Friday, April 11, 2014

selflessness is the key to my happiness.

Didn't I warn ya about being prepared to see more posts like this? This weather has been too good to be true, and because of the things that I posted about motherhood the other day with time passing by us way too quickly, I want to take the time to enjoy the small and simple things...especially with this little guy.
Going on walks, taking Noah to the park, visiting my sisters from the church to share a spiritual message really puts my mind at ease. It reminds me to be selfless, and it helps make me look at our life at this very moment in a different perspective. I am thankful. I feel fulfilled. I feel loved. I have hope, and I am blessed no matter what. My decision in putting other peoples needs before my own has always been a key to my happiness...especially in times of stress.  I want to thrive on happiness. I want to seek the happiness in every direction whether it's good or bad. I want to be a good example to every person I meet, because first impressions are always important. I find that when I see life's beautiful things such as blue skies, birds humming, seeing my neighbors daffodils pop up renews the spirit in which abides with me, and is a sign from above telling me that all will be well. 
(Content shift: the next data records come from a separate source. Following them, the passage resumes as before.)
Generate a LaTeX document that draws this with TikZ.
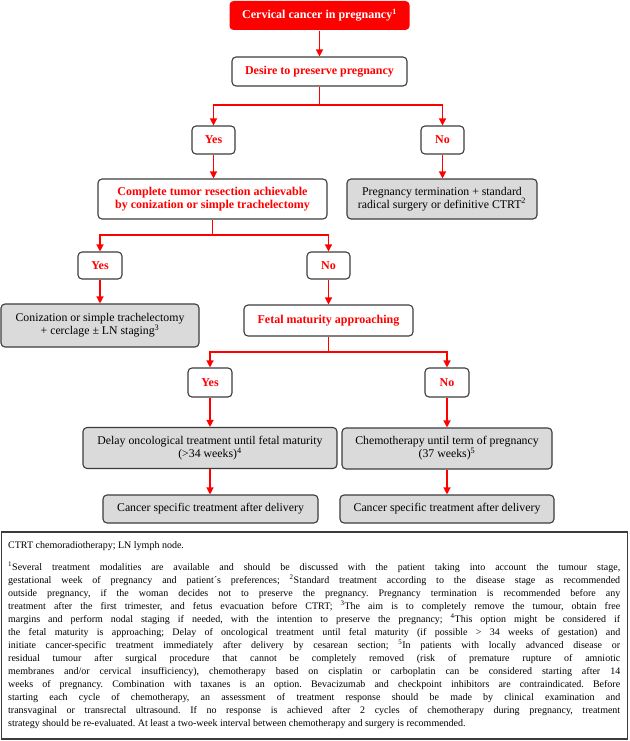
\documentclass[tikz,border=0pt]{standalone}
\usepackage{fontspec}
\setmainfont{Liberation Serif}
\usetikzlibrary{arrows.meta}
\definecolor{cred}{RGB}{255,0,0}
\definecolor{cgray}{RGB}{218,218,218}
\definecolor{cborder}{RGB}{60,60,60}
\begin{document}
\begin{tikzpicture}[x=1pt,y=-1pt,
  box/.style={draw=cborder,line width=1.1pt,rounded corners=4pt,inner sep=0pt,align=center},
  redbox/.style={box,fill=white,text=cred,font=\fontsize{12}{13}\selectfont\bfseries},
  graybox/.style={box,fill=cgray,font=\fontsize{11.8}{13}\selectfont},
  conn/.style={draw=cred,line width=1.3pt,-{Triangle[width=7pt,length=7pt]}},
  seg/.style={draw=cred,line width=1.3pt},
]
\useasboundingbox (0,0) rectangle (629,741);
% top
\node[box,draw=none,fill=cred,text=white,font=\fontsize{12}{13}\selectfont\bfseries,minimum width=180pt,minimum height=29pt] (top) at (319.5,15.5) {Cervical cancer in pregnancy\textsuperscript{1}};
\node[redbox,minimum width=175pt,minimum height=29pt] (desire) at (319.5,71.5) {Desire to preserve pregnancy};
\node[redbox,minimum width=43pt,minimum height=28pt] (yes1) at (213.5,140) {Yes};
\node[redbox,minimum width=43pt,minimum height=28pt] (no1) at (442.5,140) {No};
\node[redbox,minimum width=229pt,minimum height=40pt] (complete) at (212.5,199) {Complete tumor resection achievable\\by conization or simple trachelectomy};
\node[graybox,minimum width=190pt,minimum height=40pt] (term) at (442,199) {Pregnancy termination + standard\\radical surgery or definitive CTRT\textsuperscript{2}};
\node[redbox,minimum width=44pt,minimum height=27pt] (yes2) at (100,265.5) {Yes};
\node[redbox,minimum width=43pt,minimum height=27pt] (no2) at (328.5,265.5) {No};
\node[graybox,minimum width=198pt,minimum height=43pt] (coniz) at (100,325.5) {Conization or simple trachelectomy\\+ cerclage ± LN staging\textsuperscript{3}};
\node[redbox,minimum width=169pt,minimum height=31pt] (fetal) at (328.5,320.5) {Fetal maturity approaching};
\node[redbox,minimum width=44pt,minimum height=29pt] (yes3) at (210,382.5) {Yes};
\node[redbox,minimum width=44pt,minimum height=29pt] (no3) at (447,382.5) {No};
\node[graybox,minimum width=254pt,minimum height=41pt] (delay) at (210,448) {Delay oncological treatment until fetal maturity\\(>34 weeks)\textsuperscript{4}};
\node[graybox,minimum width=210pt,minimum height=41pt] (chemo) at (447,448.5) {Chemotherapy until term of pregnancy\\(37 weeks)\textsuperscript{5}};
\node[graybox,minimum width=215pt,minimum height=28pt] (cs1) at (210.5,509) {Cancer specific treatment after delivery};
\node[graybox,minimum width=214pt,minimum height=28pt] (cs2) at (447,509) {Cancer specific treatment after delivery};
% connectors
\draw[conn] (top.south) -- (top.south |- desire.north);
\coordinate (j1) at (319.5,105);
\draw[seg] (desire.south) -- (j1);
\draw[conn] (j1) -| (yes1.north);
\draw[conn] (j1) -| (no1.north);
\draw[conn] (yes1.south) -- (yes1.south |- complete.north);
\draw[conn] (no1.south) -- (no1.south |- term.north);
\coordinate (j2) at (212.5,235);
\draw[seg] (complete.south) -- (j2);
\draw[conn] (j2) -| (yes2.north);
\draw[conn] (j2) -| (no2.north);
\draw[conn] (yes2.south) -- (yes2.south |- coniz.north);
\draw[conn] (no2.south) -- (no2.south |- fetal.north);
\coordinate (j3) at (328.5,352);
\draw[seg] (fetal.south) -- (j3);
\draw[conn] (j3) -| (yes3.north);
\draw[conn] (j3) -| (no3.north);
\draw[conn] (yes3.south) -- (yes3.south |- delay.north);
\draw[conn] (no3.south) -- (no3.south |- chemo.north);
\draw[conn] (delay.south) -- (delay.south |- cs1.north);
\draw[conn] (chemo.south) -- (chemo.south |- cs2.north);
% notes
\node[draw=cborder,line width=1.1pt,minimum width=626pt,minimum height=207pt,inner sep=0pt] (notesbox) at (314.5,635.5) {};
\node[anchor=north west,inner sep=0pt,text width=612pt,align=justify,font=\fontsize{10}{13}\selectfont\frenchspacing] (notes) at (8,541) {CTRT chemoradiotherapy; LN lymph node.\par\vspace{9pt}
\textsuperscript{1}Several treatment modalities are available and should be discussed with the patient taking into account the tumour stage,\linebreak
gestational week of pregnancy and patient´s preferences; \textsuperscript{2}Standard treatment according to the disease stage as recommended\linebreak
outside pregnancy, if the woman decides not to preserve the pregnancy. Pregnancy termination is recommended before any\linebreak
treatment after the first trimester, and fetus evacuation before CTRT; \textsuperscript{3}The aim is to completely remove the tumour, obtain free\linebreak
margins and perform nodal staging if needed, with the intention to preserve the pregnancy; \textsuperscript{4}This option might be considered if\linebreak
the fetal maturity is approaching; Delay of oncological treatment until fetal maturity (if possible > 34 weeks of gestation) and\linebreak
initiate cancer-specific treatment immediately after delivery by cesarean section; \textsuperscript{5}In patients with locally advanced disease or\linebreak
residual tumour after surgical procedure that cannot be completely removed (risk of premature rupture of amniotic\linebreak
membranes and/or cervical insufficiency), chemotherapy based on cisplatin or carboplatin can be considered starting after 14\linebreak
weeks of pregnancy. Combination with taxanes is an option. Bevacizumab and checkpoint inhibitors are contraindicated. Before\linebreak
starting each cycle of chemotherapy, an assessment of treatment response should be made by clinical examination and\linebreak
transvaginal or transrectal ultrasound. If no response is achieved after 2 cycles of chemotherapy during pregnancy, treatment\linebreak
strategy should be re-evaluated. At least a two-week interval between chemotherapy and surgery is recommended.};
\end{tikzpicture}
\end{document}
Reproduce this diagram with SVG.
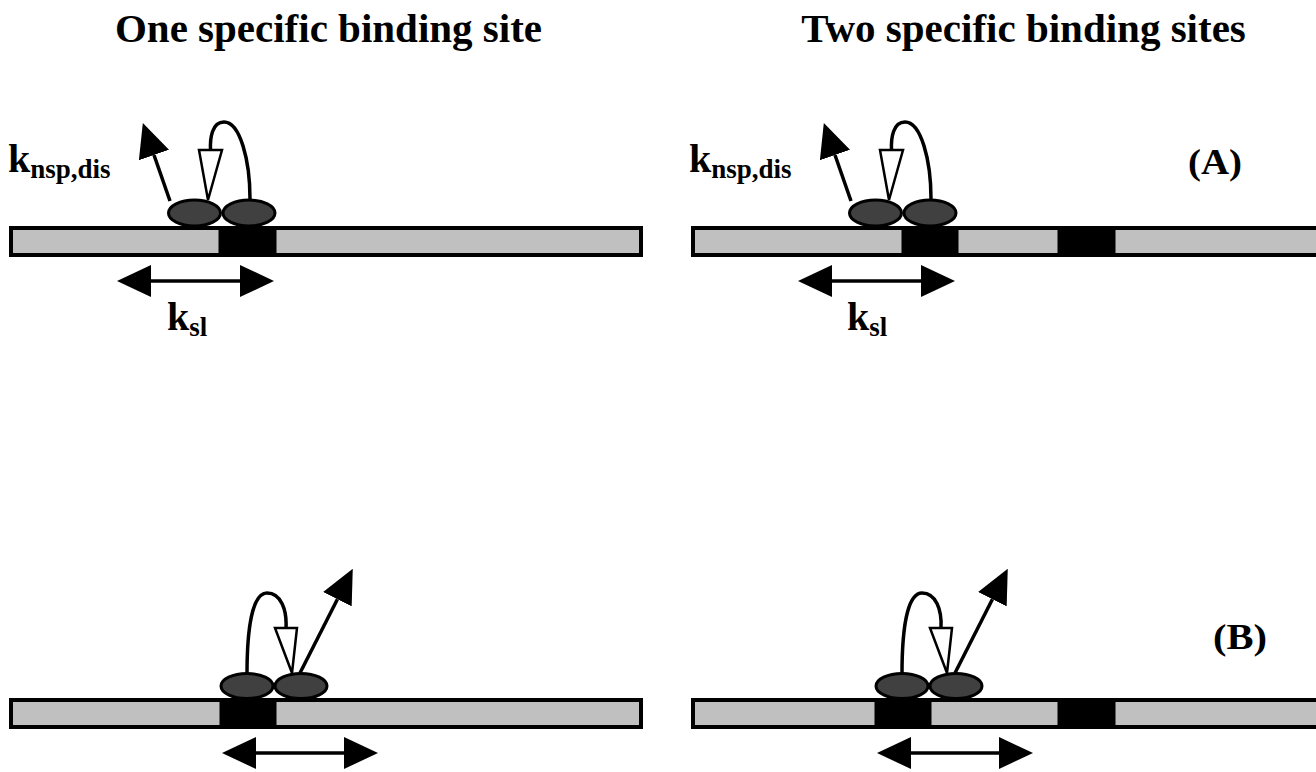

Being a trio at the park the other day without a worry in the world helped us forget about life's stresses for that moment. Instead of having Jon doing all the 'rough' running around with Noah I wanted to have a piece of that action. I decided to cross the monkey bars with Noah on my back. Noah was a bit hesitant to get on. I don't think he trusted me to hold him the way daddy does. I was patient, and waited for Noah to carefully get on my back, but to no avail. Two words...epic fail. My hands felt so weak as he tried to get on. He ended up trying to save me from letting go & falling. Here I am hanging on to these monkey bars for dear life as if it was the last thing on earth to do! All along I was saying to  myself, "I can do this, I'm not out of shape!" I eventually let go. Afterwards Noah kept asking me if I was okay. He was so serious, and caring about the whole thing that he kept asking me that for ten minutes! Laughing and putting all my energy on this family of mine is what keeps me going. 
^^^ Mandatory caption: The look on Noah's face is priceless. ^^^
I observe at the way Jon looks at our life, and he is at peace. He looks at the kids with love, and his heart is filled with gratitude. I am reminded of this quote from President Uchtdor from general conference recently, "Gratitude is a disposition, a way of life that stands independent of our current situation." That quote is so fitting for our life right now. So grateful that Jon has a great attitude towards negativity, and has a unique built for strength when it comes to trials. He's not perfect, but he sure knows his limits of frustration. He doesn't take it out on us. He cooks & will read instead.
One thing for sure life is always better when affection is given. These two are the only men in my mortal life, and once again we are taking advantage of our afternoons enjoying this lovely spring weather...just the three of us.  
Yup...no matter what life throws at us, life is pretty darn good! 

Hope your life is too! Have a great weekend!